Deep in the heart of a mythical nation known as Kyrat, you play Ajay Ghale; a man returning home to spread his mother’s ashes. But things are rarely so simple. Far Cry 4 places you in the midst of a civil war which leads through a tangled family past. Thrown in are CIA operatives, criminal regimes, drug induced passages to magical worlds, wing suits, gliders, the unsafest aircraft ever and an insane amount of weapons. It’s a decently sized, open world first person shooter that doesn’t take itself too seriously. The story is fun and hilarious, the game play mechanics varied and the game moves at a decent pace without ever grinding.
Returning to his family’s homeland of Kyrat, you play the character of Ajay Ghale. His mother requested her ashes be spread on her homeland, likely knowing the war was still raging, and that Ajay would have to confront and wrestle with a tumultuous family past. Pieces of Ajay’s backstory can be picked up with journals along the way, although much of his history comes through the campaign and story missions.
If this game was released today, I assume people would be screaming about racism or cultural appropriation, in the same way some called for the removal of Apu from The Simpsons. My parents are from India, but I was born in the United States. You could say I’m an ABCD (American Born Confused Desi), and for that reason, Ajay may be the very first video game character I’ve ever been able to relate to. We never get a first person shot of Ajay, but his backstory and accent indicate he’s American born. Kyrat is a pretty obvious stand in for Indian culture (at one point, two characters mention not being able to return to India; so the nation does exist in this world).
The characters Ajay encounters are complex. The decisions you’re required to make, as him, are difficult. Although the villain is clearly morally corrupt, the elements of The Golden Path you decide to side with are more nuanced. The game’s primary theme focuses on a mystical battle of Tiger vs Elephant. The game’s skill tree is split between combative traits (Tiger) and defensive capabilities (Elephant).
Like every setting in the Far Cry series, Kyrat exaggerated to such a satirical extreme no one can take it seriously. The various types of loot have insane descriptions. The game can be played with an online element to join other people in missions, but I never used it. If you’re going to play single player, I’d suggest you don’t login. Loosing an internet connection during a mission will force you to lose all your progress (checkpoints are not saved within missions). There are no passive benefits to being logged in like other online open world games, such as the social media elements of Death Stranding or shared areas such as in Destiny 2.

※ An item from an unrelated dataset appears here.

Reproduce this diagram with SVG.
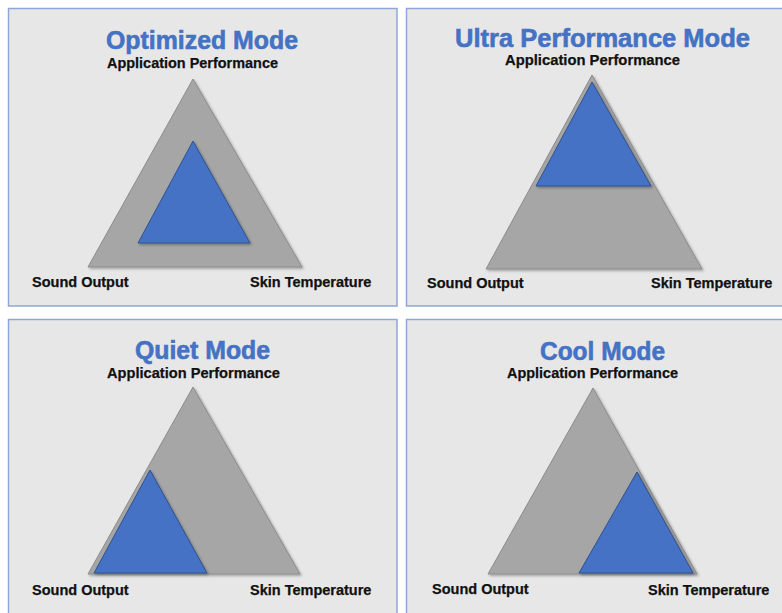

Many of the mechanics are fairly typical for open world games. Tower climbing missions open the map visually, removing the fog of war. There’s a wide variety of animals that will attack at random, including eagles, rhinos and honey badgers. They can be killed, skinned and used in a fairly straightforward, yet well thought out, crafting system. There are side quests filled with crazy visuals from hallucinogenic drugs, and interesting changes in game play. There are base capture and fortress missions which build pathways for fast travel and unlock some powerful weapons.
I like the character progress in Far Cry 4. Capturing bases was engaging, and got considerably easier with skill, gear and weapon enhancements. I completed all the base and tower missions without any of it feeling like a chore or grinding, even towards the end. Although I didn’t finish all the side missions, with full tower and base capture, I finish the game in 21 hours (according to the in game timer. The Steam client claims I played 32 hours).
The main villain, and those around him, are fairly forgettable. During some boss fights, I couldn’t even remember what their back stories were or why I should care. However, the journey of the main characters, the fighters of The Golden Path, and those leading you to side missions are very well thought out and developed. The game play has a decent amount of variety while still being fun and not overly frustrating.
I liked the difficultly and level/skill mechanics. They kept the game progressing at a good pace. There were some difficult missions, but none of them felt tedious or overly frustrating. The side quests are engaging, helping significantly with difficult challenges. The characters you work with all have fairly complex motivations. Overall, the game has a distinct vintage feel, like a 70s style western, or Indian Jones mixed with Sri Lankan mercenaries.